Teachers from the elementary to high school levels, principals, and even district superintendents have all participated in these activities with very positive feedback. Perhaps the most instrumental external influence on the dreams, aspirations, and character of a boy or girl comes from that of a teacher. Teachers spend more time with children than even their parents, and undoubtedtly impact their upbringing to a level which is felt even after they have left the stages of student hood. In our Hindu culture, this amount of responsibility of the shaping of young minds we have bestowed upon our teachers, or gurus, is greatly revered and respected. ​

Guru Vandana 2016 participation was outstanding. A total of over 740 teachers participated in Guru Vandana celebrations across the United States. 255 teachers from Southwest zone, 190 teachers from West Coast zone, 150 teachers from Midwest zone, 84 teachers from South East zone, and 60 teachers from East Coast zone participated. Number of principals and school superintendents also participated across the country.

Students at shakhas across the United States expressed their gratitude during this event in a variety of different ways. In Aarya Chanakya shakha at Troy, Michigan, students gave teachers a plaque, certificate, book, flower, and even a personalized letter attesting their appreciation. In Bloomington, IL, a comedic Sanskrit skit was performed as well as special mementos ordered from Bharat. At Arjun shakha in Orlando, FL, kids expressed their reverence for their teachers and appreciation for knowledge by performing an elaborate dance done in a classical style, evoking Ganesh, Saraswasti, Brahma, Vishnu, and Shiva. These are just a few examples out of many other acts of gratitude.
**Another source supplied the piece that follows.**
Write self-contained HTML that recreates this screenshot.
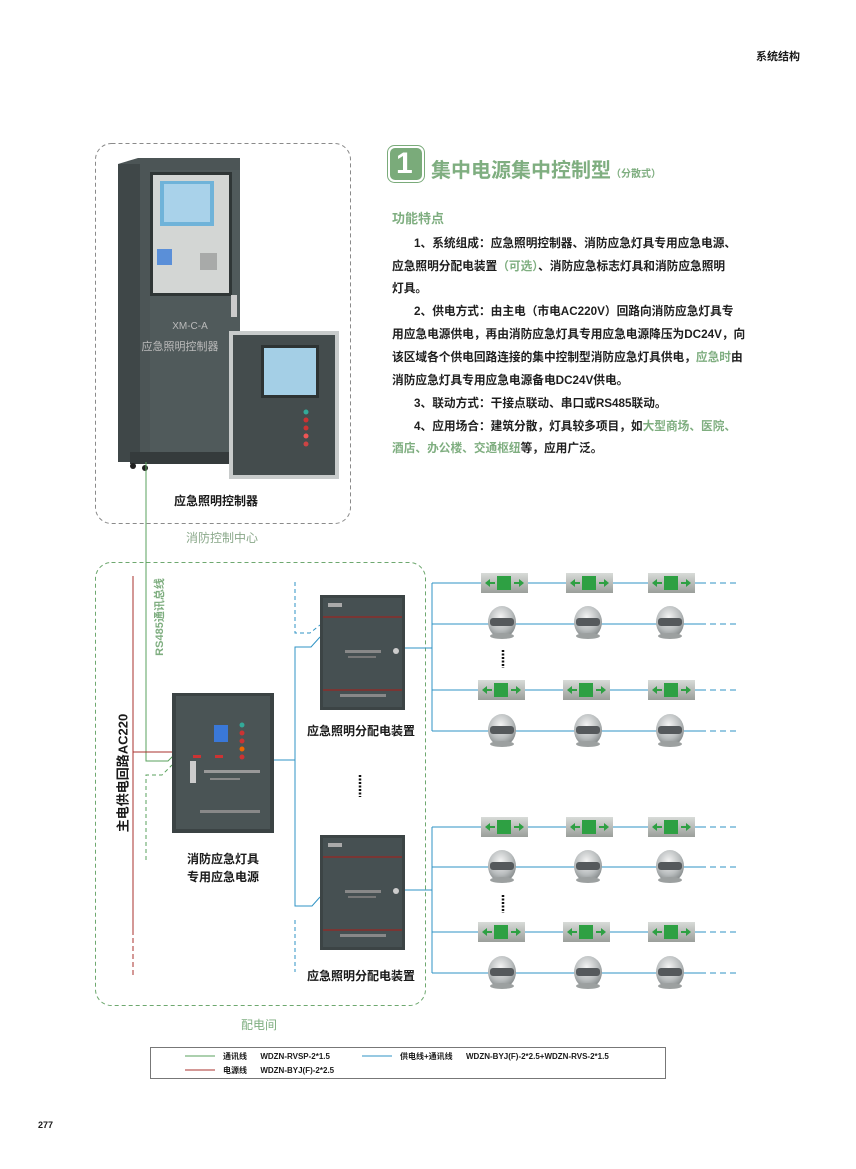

Often, teachers learn just as much from teaching itself as their students do. This relationship was reflected in many Guru Vandana events as well. In Abhimanyu shakha of Schaumburg, IL, students from the ages of 5 to 13 created and displayed posters covering various aspects of Hindu dharma, including yoga, Ayurveda, and Hindu contribution to the sciences among others. In the Houston area, teachers were exposed to the rich performing arts culture of Bharat, truly highlighting the importance of a well-rounded education. Guru Vandana programs included Kuchipudi and Odissi dance performances, and guests participated in a Garba dance as well as learning Bhangra dance steps. In Carmel, IN, teachers were treated to a Carnatic music performance. At Anand shakha in the Dallas area, teachers were given a history lesson thorough a skit presented by Baaala gana on Shivaji Maharaj and his relationship with his first guru, his mother.

The guru is a central pillar to Hindu philosophy and history, as all of our great men and women were given the tools necessary to protect, enhance, or promote Hindu dharma by educators, whether they be a caring mother, wise Sadhu, or any other individual with the ability to impart valuable knowledge. In today’s world the shaping of the next generation of leaders and greats lies in the hands of our school teachers, nurturing and educating our children so they can succeed and help others to do so. Guru Vandana 2016 has been a successful step in showing our appreciation for these modern day gurus.